### EXERCISE MATERIAL
----
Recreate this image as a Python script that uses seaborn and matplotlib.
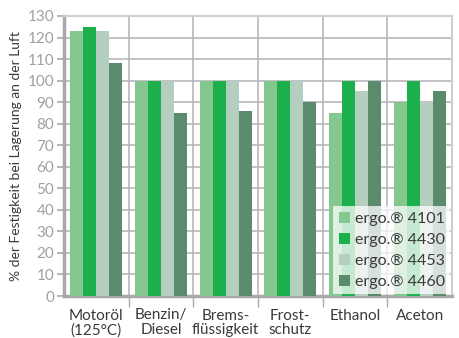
----
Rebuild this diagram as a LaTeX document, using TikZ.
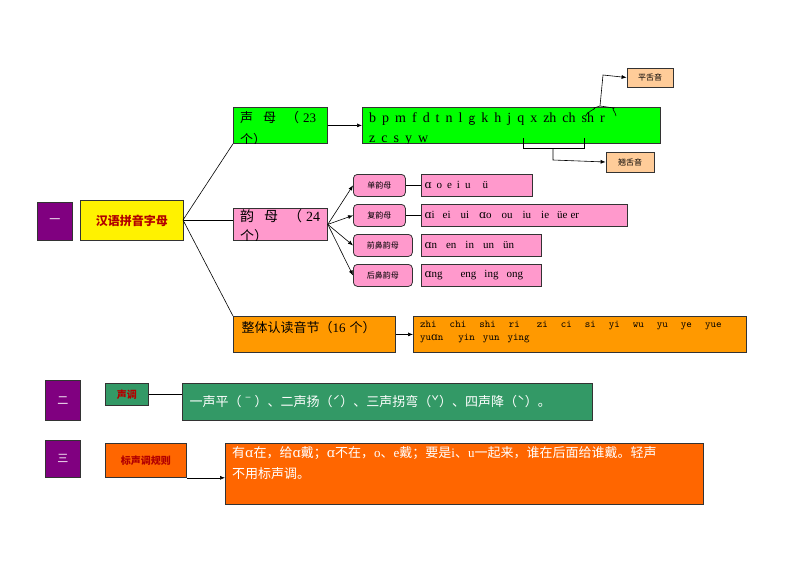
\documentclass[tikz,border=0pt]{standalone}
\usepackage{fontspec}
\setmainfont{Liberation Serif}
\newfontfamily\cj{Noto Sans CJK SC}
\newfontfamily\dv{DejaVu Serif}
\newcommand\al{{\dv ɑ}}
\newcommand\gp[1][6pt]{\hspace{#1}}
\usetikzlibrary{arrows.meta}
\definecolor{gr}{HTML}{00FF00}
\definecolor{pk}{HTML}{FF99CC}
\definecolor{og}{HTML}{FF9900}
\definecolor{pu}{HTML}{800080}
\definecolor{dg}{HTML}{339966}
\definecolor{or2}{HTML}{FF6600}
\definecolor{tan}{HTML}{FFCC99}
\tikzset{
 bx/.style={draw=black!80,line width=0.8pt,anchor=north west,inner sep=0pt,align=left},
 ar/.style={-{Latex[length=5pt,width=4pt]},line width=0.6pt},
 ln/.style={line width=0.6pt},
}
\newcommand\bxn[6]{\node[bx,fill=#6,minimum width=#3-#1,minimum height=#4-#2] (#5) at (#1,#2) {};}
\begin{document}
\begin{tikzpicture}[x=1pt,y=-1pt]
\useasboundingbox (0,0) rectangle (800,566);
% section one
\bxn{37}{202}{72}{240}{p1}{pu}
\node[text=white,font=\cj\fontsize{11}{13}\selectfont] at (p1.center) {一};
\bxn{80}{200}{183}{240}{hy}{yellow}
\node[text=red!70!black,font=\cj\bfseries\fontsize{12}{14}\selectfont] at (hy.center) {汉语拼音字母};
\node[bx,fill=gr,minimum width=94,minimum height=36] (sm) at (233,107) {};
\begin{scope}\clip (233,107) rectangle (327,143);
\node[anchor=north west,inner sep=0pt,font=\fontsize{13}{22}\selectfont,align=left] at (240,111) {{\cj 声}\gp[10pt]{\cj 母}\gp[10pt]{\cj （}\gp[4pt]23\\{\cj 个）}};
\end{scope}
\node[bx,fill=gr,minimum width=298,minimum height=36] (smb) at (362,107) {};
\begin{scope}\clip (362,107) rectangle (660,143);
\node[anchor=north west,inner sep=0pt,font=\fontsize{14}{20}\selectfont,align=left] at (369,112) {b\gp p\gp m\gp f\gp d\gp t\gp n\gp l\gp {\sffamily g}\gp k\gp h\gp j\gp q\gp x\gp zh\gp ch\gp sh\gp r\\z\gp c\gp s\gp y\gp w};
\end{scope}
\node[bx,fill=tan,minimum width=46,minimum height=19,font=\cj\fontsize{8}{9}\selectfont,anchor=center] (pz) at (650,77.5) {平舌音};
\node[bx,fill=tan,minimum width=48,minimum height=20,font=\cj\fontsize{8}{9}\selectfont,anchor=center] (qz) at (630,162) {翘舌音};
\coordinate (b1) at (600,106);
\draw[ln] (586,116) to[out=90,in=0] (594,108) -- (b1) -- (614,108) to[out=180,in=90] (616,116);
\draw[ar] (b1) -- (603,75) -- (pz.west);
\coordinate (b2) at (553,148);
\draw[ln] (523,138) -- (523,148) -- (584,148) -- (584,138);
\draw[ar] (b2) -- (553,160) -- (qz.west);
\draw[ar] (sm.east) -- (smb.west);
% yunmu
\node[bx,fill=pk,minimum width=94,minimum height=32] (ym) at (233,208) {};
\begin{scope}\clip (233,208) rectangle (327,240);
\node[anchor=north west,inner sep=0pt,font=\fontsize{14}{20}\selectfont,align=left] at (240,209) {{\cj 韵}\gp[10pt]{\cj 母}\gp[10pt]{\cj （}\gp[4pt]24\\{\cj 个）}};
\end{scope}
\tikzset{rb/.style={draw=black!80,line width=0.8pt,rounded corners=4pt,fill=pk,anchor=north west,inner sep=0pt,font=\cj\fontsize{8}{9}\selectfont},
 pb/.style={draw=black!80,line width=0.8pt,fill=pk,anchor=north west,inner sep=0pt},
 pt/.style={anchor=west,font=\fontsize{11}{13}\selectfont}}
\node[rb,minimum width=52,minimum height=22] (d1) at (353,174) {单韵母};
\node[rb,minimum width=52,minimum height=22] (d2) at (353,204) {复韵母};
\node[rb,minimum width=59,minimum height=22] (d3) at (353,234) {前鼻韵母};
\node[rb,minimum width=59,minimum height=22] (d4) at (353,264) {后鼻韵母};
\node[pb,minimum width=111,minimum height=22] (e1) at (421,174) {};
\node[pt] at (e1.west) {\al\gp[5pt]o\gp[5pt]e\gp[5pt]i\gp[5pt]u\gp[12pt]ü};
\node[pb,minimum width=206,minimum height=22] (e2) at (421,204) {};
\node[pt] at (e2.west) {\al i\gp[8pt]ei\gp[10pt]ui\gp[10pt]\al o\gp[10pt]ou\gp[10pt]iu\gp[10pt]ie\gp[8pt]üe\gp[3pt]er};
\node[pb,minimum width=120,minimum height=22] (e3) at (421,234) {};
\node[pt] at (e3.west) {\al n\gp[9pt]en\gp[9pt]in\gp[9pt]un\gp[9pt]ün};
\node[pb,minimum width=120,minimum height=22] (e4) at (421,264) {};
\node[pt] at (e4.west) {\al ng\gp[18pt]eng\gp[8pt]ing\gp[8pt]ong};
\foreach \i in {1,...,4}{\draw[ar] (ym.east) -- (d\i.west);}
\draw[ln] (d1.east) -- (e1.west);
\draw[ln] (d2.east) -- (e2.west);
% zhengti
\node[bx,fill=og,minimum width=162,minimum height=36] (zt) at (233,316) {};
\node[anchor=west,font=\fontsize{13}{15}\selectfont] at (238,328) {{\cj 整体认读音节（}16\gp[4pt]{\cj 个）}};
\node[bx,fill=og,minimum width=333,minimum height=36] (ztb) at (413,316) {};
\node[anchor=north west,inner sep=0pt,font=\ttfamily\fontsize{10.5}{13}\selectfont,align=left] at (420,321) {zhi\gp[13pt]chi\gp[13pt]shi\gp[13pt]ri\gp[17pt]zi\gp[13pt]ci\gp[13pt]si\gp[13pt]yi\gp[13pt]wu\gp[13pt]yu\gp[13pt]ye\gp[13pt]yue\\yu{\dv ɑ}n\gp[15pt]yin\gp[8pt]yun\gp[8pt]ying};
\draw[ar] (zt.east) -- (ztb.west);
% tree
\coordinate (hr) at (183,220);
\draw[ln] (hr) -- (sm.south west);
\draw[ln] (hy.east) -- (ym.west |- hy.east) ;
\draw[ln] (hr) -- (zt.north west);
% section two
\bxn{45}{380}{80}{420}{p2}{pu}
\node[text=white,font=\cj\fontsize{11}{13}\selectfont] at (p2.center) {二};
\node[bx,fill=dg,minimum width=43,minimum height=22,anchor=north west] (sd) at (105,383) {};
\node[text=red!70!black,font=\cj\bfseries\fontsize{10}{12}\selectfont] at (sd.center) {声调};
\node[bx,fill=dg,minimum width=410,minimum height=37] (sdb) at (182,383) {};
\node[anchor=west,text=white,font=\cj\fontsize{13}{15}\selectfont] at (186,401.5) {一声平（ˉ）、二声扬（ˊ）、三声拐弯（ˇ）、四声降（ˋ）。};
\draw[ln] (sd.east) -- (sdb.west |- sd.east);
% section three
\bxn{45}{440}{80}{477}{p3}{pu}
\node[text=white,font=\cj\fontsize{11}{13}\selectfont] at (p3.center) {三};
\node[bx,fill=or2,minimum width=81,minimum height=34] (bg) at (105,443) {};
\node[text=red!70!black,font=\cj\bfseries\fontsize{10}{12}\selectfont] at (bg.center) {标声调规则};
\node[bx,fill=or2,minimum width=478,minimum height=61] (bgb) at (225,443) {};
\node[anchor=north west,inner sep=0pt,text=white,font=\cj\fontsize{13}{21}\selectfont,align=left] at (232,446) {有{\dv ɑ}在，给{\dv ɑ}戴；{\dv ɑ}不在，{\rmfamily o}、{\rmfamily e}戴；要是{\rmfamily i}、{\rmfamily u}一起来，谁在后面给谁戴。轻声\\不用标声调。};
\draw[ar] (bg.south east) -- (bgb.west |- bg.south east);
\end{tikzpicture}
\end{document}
----
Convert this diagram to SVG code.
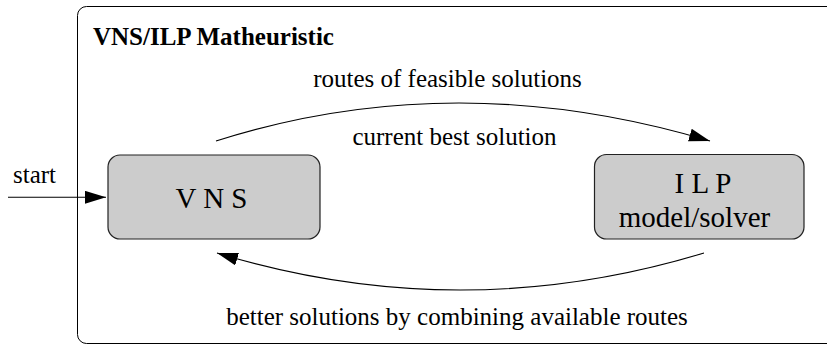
----
### GIVEN PROBLEM
Within the listing above, copy each line that has the string "this".

### CORRECT OUTPUT
Recreate this image as a Python script that uses seaborn and matplotlib.
Rebuild this diagram as a LaTeX document, using TikZ.
Convert this diagram to SVG code.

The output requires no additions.